INFORMATION PROVIDED |
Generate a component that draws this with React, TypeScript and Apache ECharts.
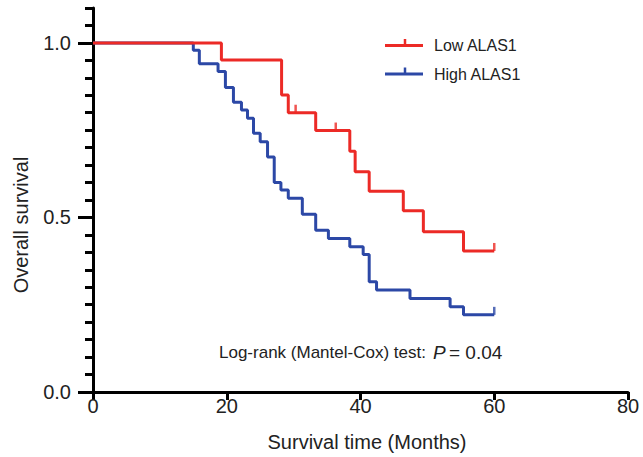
import React, { useEffect, useRef } from "react";
import * as echarts from "echarts";

// ---- Data ----
const seriesNames = ["Low ALAS1", "High ALAS1"];

const lowTimes = [0, 19.2, 28.2, 29.2, 33.3, 38.4, 39.2, 41.3, 46.4, 49.4, 55.4, 60];
const lowSurv = [1.0, 0.951, 0.851, 0.8, 0.749, 0.69, 0.631, 0.575, 0.519, 0.459, 0.404, 0.404];
const lowCensorTimes = [30.3, 36.3, 60];

const highTimes = [0, 15.0, 15.9, 18.7, 19.8, 21.0, 22.2, 23.1, 24.0, 25.0, 26.1, 27.1, 28.1, 29.2, 31.3, 33.3, 35.2, 38.4, 40.4, 41.3, 42.4, 47.4, 53.4, 55.4, 60];
const highSurv = [1.0, 0.979, 0.94, 0.918, 0.872, 0.83, 0.808, 0.784, 0.741, 0.717, 0.673, 0.6, 0.579, 0.555, 0.509, 0.463, 0.44, 0.416, 0.394, 0.316, 0.292, 0.268, 0.244, 0.221, 0.221];
const highCensorTimes = [60];

const xTicks = [0, 20, 40, 60, 80];
const yMajorTicks = [0, 0.5, 1.0];
const yMax = 1.1;
const yMinorStep = 0.05;

const annotationText = "Log-rank (Mantel-Cox) test:";
const pValueText = "0.04";

const RED = "#EC2A26";
const BLUE = "#2C48A6";
const FONT = "'Liberation Sans', Arial, Helvetica, sans-serif";

function survAt(times: number[], surv: number[], t: number) {
  let v = surv[0];
  for (let i = 0; i < times.length; i++) {
    if (times[i] <= t) v = surv[i];
  }
  return v;
}

export default function App() {
  const ref = useRef<HTMLDivElement>(null);

  useEffect(() => {
    if (!ref.current) return;
    const chart = echarts.init(ref.current, undefined, { renderer: "svg" });

    const lowData = lowTimes.map((t, i) => [t, lowSurv[i]]);
    const highData = highTimes.map((t, i) => [t, highSurv[i]]);
    const lowCensor = lowCensorTimes.map((t) => [t, survAt(lowTimes, lowSurv, t)]);
    const highCensor = highCensorTimes.map((t) => [t, survAt(highTimes, highSurv, t)]);

    const axisLine = { show: true, lineStyle: { color: "#000", width: 3 } };

    const option: any = {
      animation: false,
      textStyle: { fontFamily: FONT },
      grid: { left: 93, right: 15, top: 8, bottom: 65, containLabel: false },
      xAxis: {
        type: "value",
        min: xTicks[0],
        max: xTicks[xTicks.length - 1],
        interval: xTicks[1] - xTicks[0],
        axisLine,
        axisTick: { show: true, length: 8, lineStyle: { color: "#000", width: 3 } },
        axisLabel: { fontSize: 20, color: "#222", margin: 4, fontFamily: FONT },
        splitLine: { show: false },
        name: "Survival time (Months)",
        nameLocation: "middle",
        nameGap: 40,
        nameTextStyle: { fontSize: 20, color: "#222", fontFamily: FONT, padding: [0, 0, 0, 13] },
      },
      yAxis: [
        {
          type: "value",
          min: 0,
          max: yMax,
          interval: yMinorStep,
          position: "left",
          axisLine,
          axisTick: { show: true, length: 8, lineStyle: { color: "#000", width: 3 } },
          axisLabel: { show: false },
          splitLine: { show: false },
        },
        {
          type: "value",
          min: 0,
          max: yMax,
          position: "left",
          axisLine: { show: false },
          axisTick: {
            show: true,
            length: 15,
            customValues: yMajorTicks,
            lineStyle: { color: "#000", width: 3 },
          },
          axisLabel: {
            show: true,
            customValues: yMajorTicks,
            formatter: (v: number) => v.toFixed(1),
            fontSize: 20,
            color: "#222",
            margin: 22,
            fontFamily: FONT,
          },
          splitLine: { show: false },
        },
      ],
      series: [
        {
          name: seriesNames[1],
          type: "line",
          step: "end",
          data: highData,
          showSymbol: false,
          symbol: "none",
          lineStyle: { color: BLUE, width: 3 },
          itemStyle: { color: BLUE },
          z: 3,
        },
        {
          name: seriesNames[1] + " censored",
          type: "scatter",
          data: highCensor,
          symbol: "rect",
          symbolSize: [2.5, 8],
          symbolOffset: [0, -4],
          itemStyle: { color: BLUE },
          z: 3,
        },
        {
          name: seriesNames[0],
          type: "line",
          step: "end",
          data: lowData,
          showSymbol: false,
          symbol: "none",
          lineStyle: { color: RED, width: 3 },
          itemStyle: { color: RED },
          z: 4,
        },
        {
          name: seriesNames[0] + " censored",
          type: "scatter",
          data: lowCensor,
          symbol: "rect",
          symbolSize: [2.5, 8],
          symbolOffset: [0, -4],
          itemStyle: { color: RED },
          z: 4,
        },
      ],
      graphic: [
        // y-axis title
        {
          type: "text",
          x: 21,
          y: 225,
          rotation: Math.PI / 2,
          style: {
            text: "Overall survival",
            fontSize: 20,
            fill: "#222",
            fontFamily: FONT,
            align: "center",
            verticalAlign: "middle",
          },
        },
        // legend
        { type: "line", shape: { x1: 385, y1: 45.5, x2: 423, y2: 45.5 }, style: { stroke: RED, lineWidth: 3 } },
        { type: "line", shape: { x1: 405, y1: 39, x2: 405, y2: 45.5 }, style: { stroke: RED, lineWidth: 2.5 } },
        {
          type: "text",
          x: 434,
          y: 45,
          style: { text: seriesNames[0], fontSize: 16, fill: "#222", fontFamily: FONT, verticalAlign: "middle" },
        },
        { type: "line", shape: { x1: 385, y1: 74, x2: 423, y2: 74 }, style: { stroke: BLUE, lineWidth: 3 } },
        { type: "line", shape: { x1: 405, y1: 67.5, x2: 405, y2: 74 }, style: { stroke: BLUE, lineWidth: 2.5 } },
        {
          type: "text",
          x: 434,
          y: 74,
          style: { text: seriesNames[1], fontSize: 16, fill: "#222", fontFamily: FONT, verticalAlign: "middle" },
        },
        // annotation
        {
          type: "text",
          x: 219,
          y: 352,
          style: { text: annotationText, fontSize: 17, fill: "#222", fontFamily: FONT, verticalAlign: "middle" },
        },
        {
          type: "text",
          x: 433,
          y: 352,
          style: {
            text: "{p|P} {b|= " + pValueText + "}",
            verticalAlign: "middle",
            rich: {
              p: { fontSize: 19, fontStyle: "italic", fill: "#222", fontFamily: FONT },
              b: { fontSize: 19, fill: "#222", fontFamily: FONT },
            },
          },
        },
      ],
    };

    chart.setOption(option);
    return () => chart.dispose();
  }, []);

  return (
    <div
      ref={ref}
      style={{ position: "fixed", left: 0, top: 0, width: 643, height: 457, background: "#fff" }}
    />
  );
}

WORK TO BE COMPLETED |
The lines from the top of the data above through the one holding "const lowCensorTimes = [30.3, 36.3, 60];" are to be repeated exactly, and only those, with no pictures.

CORRECT OUTPUT |
Generate a component that draws this with React, TypeScript and Apache ECharts.
import React, { useEffect, useRef } from "react";
import * as echarts from "echarts";

// ---- Data ----
const seriesNames = ["Low ALAS1", "High ALAS1"];

const lowTimes = [0, 19.2, 28.2, 29.2, 33.3, 38.4, 39.2, 41.3, 46.4, 49.4, 55.4, 60];
const lowSurv = [1.0, 0.951, 0.851, 0.8, 0.749, 0.69, 0.631, 0.575, 0.519, 0.459, 0.404, 0.404];
const lowCensorTimes = [30.3, 36.3, 60];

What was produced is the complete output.